What people really want from a simulator—a capsule big enough for a small party, mounted on a hydraulic arm, that projects various adventures on a screen within—is to be tossed around and to shriek like they’re on a roller coaster (or, as one SLSC employee phrased it, “inside a giant washing machine.”)

“Riding the Wind,” which places the passengers inside the unholy gales of a tornado, is probably the wildest of the journeys. (None of the simulations will turn you completely upside-down, unlike the Star Trek: The Exhibition simulator the SLSC had a while back.) It starts, like all the rides, with a cool computer animation advertising the company (Pulseworks) that programs them. Then, thanks to an animation, you learn about wind and downdrafts and updrafts, and experience the kind of turbulence that makes you turn white when you’re on a commercial flight. Suddenly, you’re within a tornado. The Simulator is bucking like a bronco. Yee-haw! A barn and silo are stripped of their wooden slats while you watch, laughing and screaming. Comically, a truck flies into the tornado and floats around with a quietly evil gentleness. Its hazard lights are blinking. It’s freaky.

The Simulator is really bucking now. You’ll slide into your friends (or strangers) on the wide seats. As with all the other simulations, you need to grab the padded rail before you to keep from tumbling over—it’s part of the fun.        

“Solar Coaster” is heavy on the fun, light on the education, and that’s okay. It’s an animated rollercoaster ride through the solar system. The coaster—and Simulator—zips up and down steeply as you fly past Mercury, Mars, and all the rest. It’s a trippy, sci-fi sort of an animation, narrated by a female robotic voice. Feel free to scream over her dulcet tones.

“FA-18 Hornet” does not appear to be an animation, but actual footage of an F-18 Super Hornet taking off from and landing back on the USS Constellation aircraft carrier. When the pilot does a simple roll in the air, it looks like you’re going to smash into the earth (which would be kind of cool, actually.) You get to pull a few Gs, as the fighter pilots say. It’s a bit jerky, and maybe a little boring compared to the more elaborate animated journeys of the other three Simulator options. It would have been nice if it ended with the plane’s tailhook catching the elastic wire on the flight deck, but no dice.

Finally, “Bermuda Triangle” puts the viewer inside a submersible mini-craft, like the kind James Cameron like to show off in. You dive down, and float past fishies and sea turtles—it’s otherworldly and calming, not unlike the IMAX films shot underwater that they sometimes screen next door at the Omnimax Theater.

There’s a constant “creaking” noise, like you get in a lot of nautical entertainments.
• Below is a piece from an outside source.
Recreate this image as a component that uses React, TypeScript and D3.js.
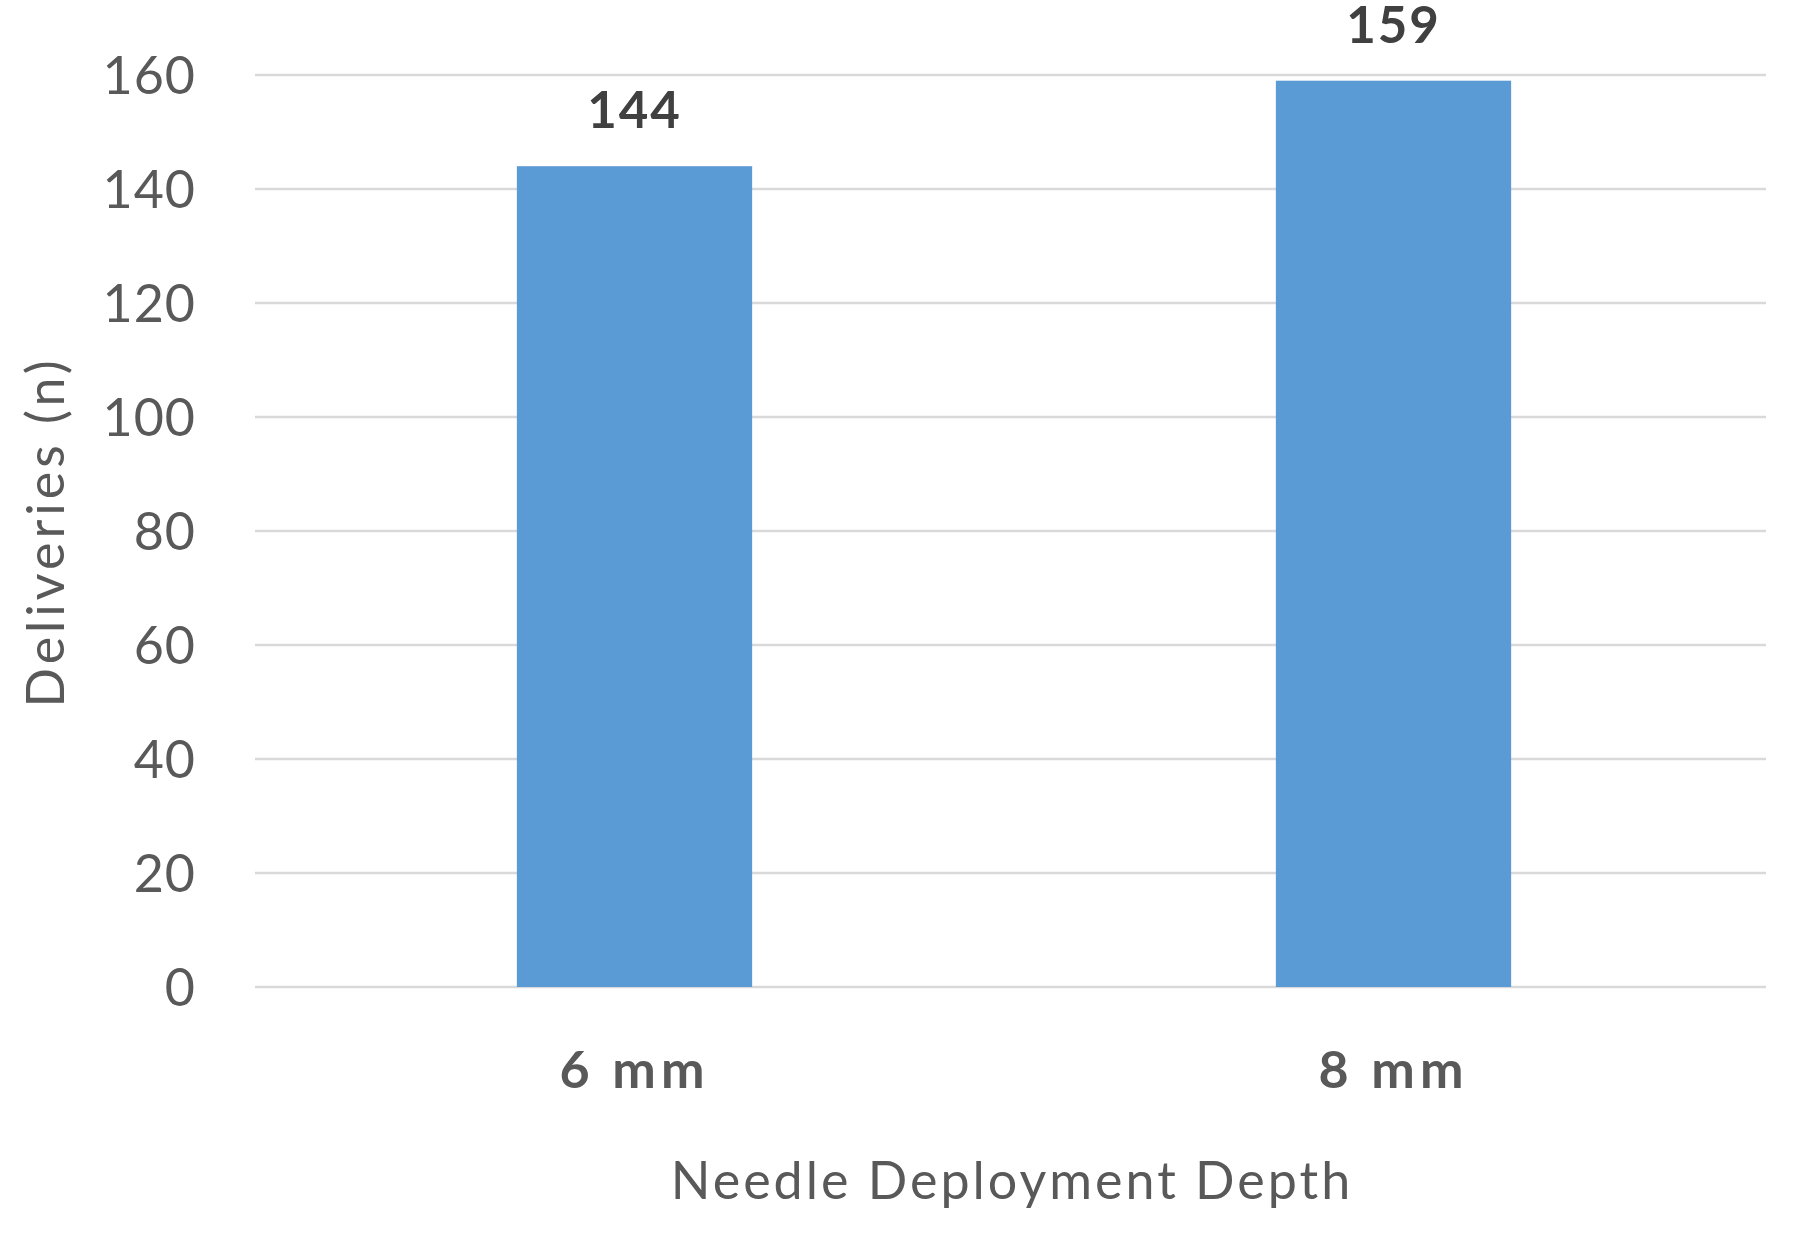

Your craft zooms around and discovers a ship graveyard on the ocean floor. You are making a wild discovery, and you smile. “Bermuda Triangle” might be the least physically violent of all the simulation options, but it was my personal favorite.

Each Simulator ride lasts about five minutes. You have to be 42” tall to ride—smaller kids might get tossed around too much. Once the ride has started, if you freak out from claustrophobia or the like, there’s an emergency stop button within every passenger’s reach in the center of the roof of the capsule.

All of these Simulator rides imitate chaotic and sudden shifts in motion. Maybe the world is ready for a kinder, gentler simulation. Like, wouldn’t it be cool if a simulator ride imagined what it’s like to be a condor gently soaring on thermals, or a dung beetle rolling up to its sandy desert hidey-hole? Yes—there should totally be a dung beetle simulation. That is so my speed.